In January, I hired a developmental editor, Tessa Shapcott, to help me with my first book, A Man of Character. Generally speaking, I (and others) had been happy with the book, but I knew that to “do it right” as an indie publisher, I needed an editor’s opinion.
She gave me one. She gave me several. She gave me nearly four pages’ worth of suggestions. And they were spot on. Tessa is fabulous, people. But all those pages of suggestions meant I needed to restructure my book – move some elements to the front, delete others, add scenes, pay attention to emotional development.
I won’t lie. I wanted to bury my head in the sand. I even asked Tessa if she felt the book were worth salvaging (luckily for me, she most emphatically said YES).
So instead pulling my standard ostrich move, I got to work. It took me longer than I wanted (pesky Other Life responsibilities, plus my standard Time Managing Idiocy), but I finished that sucker, read through it again several times, made more corrections, and sent it off to Tessa for a second read-through.
Green light. WOO HOO! She liked it, felt the revisions worked well, and had just a few minor suggestions. I know there’s additional work to do after those revisions, since the next step is a line edit, but still, I was feeling on top of the world.
Last night, I was in the hot seat for my beloved critique group. A Man of Character in its newly revised form was up for review. And the critiquers did exactly what they were supposed to do, exactly what I want them to do: they critiqued it, meaning they found favor and fault in it. Lots of fault, depending on whom you asked.
I know that I have a long way to go in developing the thick skin writers need. I know that writing is rewriting. Writing is revision. And being a relative newbie to the fiction writing world, I have a lot to learn. In my head, I know all of that, accept all of that. In my head, I want to learn, learn, learn, to find out what works and what doesn’t, to grow and become better.
In my heart, I feel pain when someone challenges my baby, even when the challenges are justified, and would only lead to improving the book.
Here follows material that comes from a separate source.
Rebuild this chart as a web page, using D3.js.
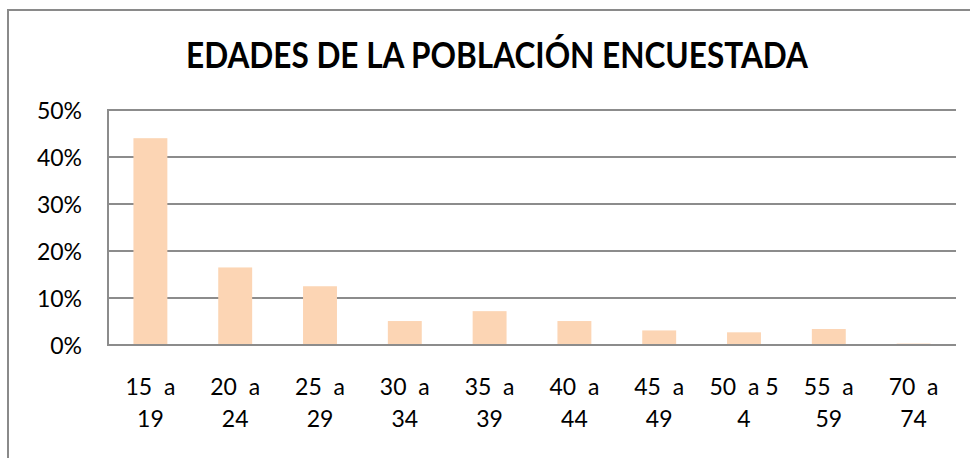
<!DOCTYPE html>
<html>
<head>
<meta charset="utf-8">
<script src="https://cdn.jsdelivr.net/npm/d3@7/dist/d3.min.js"></script>
<style>
  html, body { margin: 0; padding: 0; background: #fff; }
  svg { display: block; }
  text { font-family: Lato, "Open Sans", sans-serif; fill: #000; }
</style>
</head>
<body>
<svg id="chart" width="970" height="458"></svg>
<script>
const title = "EDADES DE LA POBLACIÓN ENCUESTADA";
const categories = ["15 a 19", "20 a 24", "25 a 29", "30 a 34", "35 a 39", "40 a 44", "45 a 49", "50 a 54", "55 a 59", "70 a 74"];
const categoryLines = [
  ["15  a", "19"], ["20  a", "24"], ["25  a", "29"], ["30  a", "34"], ["35  a", "39"],
  ["40  a", "44"], ["45  a", "49"], ["50  a 5", "4"], ["55  a", "59"], ["70  a", "74"]
];
const values = [0.44, 0.165, 0.125, 0.051, 0.072, 0.051, 0.031, 0.027, 0.034, 0.003];
const yTicks = [0, 0.1, 0.2, 0.3, 0.4, 0.5];

const svg = d3.select("#chart");
const plot = { left: 108, right: 956, top: 110, bottom: 345 };

// outer chart frame
svg.append("rect")
  .attr("x", 8).attr("y", 10).attr("width", 1000).attr("height", 500)
  .attr("fill", "none").attr("stroke", "#8a8a8a").attr("stroke-width", 2);

// title
const t = svg.append("text")
  .attr("x", 497).attr("y", 68)
  .attr("text-anchor", "middle")
  .attr("font-size", 37).attr("font-weight", "bold")
  .text(title);
const tl = t.node().getComputedTextLength();
if (Math.abs(tl - 622) > 4) t.attr("textLength", 622).attr("lengthAdjust", "spacingAndGlyphs");

const x = d3.scaleBand().domain(categories)
  .range([plot.left, plot.right]).paddingInner(0.6).paddingOuter(0.3);
const y = d3.scaleLinear().domain([0, 0.5]).range([plot.bottom, plot.top]);

// gridlines
svg.append("g").selectAll("line").data(yTicks).join("line")
  .attr("x1", plot.left).attr("x2", plot.right)
  .attr("y1", d => y(d)).attr("y2", d => y(d))
  .attr("stroke", "#8c8c8c").attr("stroke-width", 2);

// value axis line
svg.append("line")
  .attr("x1", plot.left).attr("x2", plot.left)
  .attr("y1", y(0.5) - 1).attr("y2", y(0) + 1)
  .attr("stroke", "#8c8c8c").attr("stroke-width", 2);

// bars
svg.append("g").selectAll("rect").data(values).join("rect")
  .attr("x", (d, i) => x(categories[i]))
  .attr("width", x.bandwidth())
  .attr("y", d => y(d))
  .attr("height", d => y(0) - y(d))
  .attr("fill", "#FCD5B4");

// baseline redraw on top
svg.append("line")
  .attr("x1", plot.left).attr("x2", plot.right)
  .attr("y1", y(0)).attr("y2", y(0))
  .attr("stroke", "#8c8c8c").attr("stroke-width", 2);

// y tick labels
svg.append("g").selectAll("text").data(yTicks).join("text")
  .attr("x", 82).attr("y", d => y(d) + 8.5)
  .attr("text-anchor", "end")
  .attr("font-size", 23)
  .text(d => d3.format(".0%")(d));

// x labels
const xl = svg.append("g").selectAll("text").data(categories).join("text")
  .attr("text-anchor", "middle")
  .attr("font-size", 23)
  .attr("xml:space", "preserve")
  .style("white-space", "pre");
xl.each(function(d, i) {
  const cx = x(d) + x.bandwidth() / 2;
  d3.select(this).selectAll("tspan").data(categoryLines[i]).join("tspan")
    .attr("x", cx)
    .attr("y", (s, j) => 395 + j * 32)
    .text(s => s);
});
</script>
</body>
</html>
In my heart (and head), I also know now it’s my turn to critique the critiques, by taking what I like and leaving the rest. And I will. I will. Just not today. Today, I’m not touching it.
It’s a roller coaster, this writing thing. It’s the highest of highs when you feel you’ve nailed that scene or that dialogue, when a beta reader tells you she loves the story, when you get positive feedback from fellow writers.
And it’s the lowest of lows, the days where you stare at the words and think they’re crap, when you get rejection after rejection from agents, when you open up your document returned to you from a critiquer and all you see are pages full of comments.
Some days I want to get off. Some days I want to ride forever.
They tell you your writing is not you. Don’t take it personally.
Does that ability come easier the longer one pursues this profession? I hope so.
In the meantime, I’m taking today to work on reading and reviewing other people’s writing. But I’ll be back at A Man of Character tomorrow. Because, warts and all, my baby is entering the world on May 26, 2015. And I’m excited.
How do you deal with the ups and downs?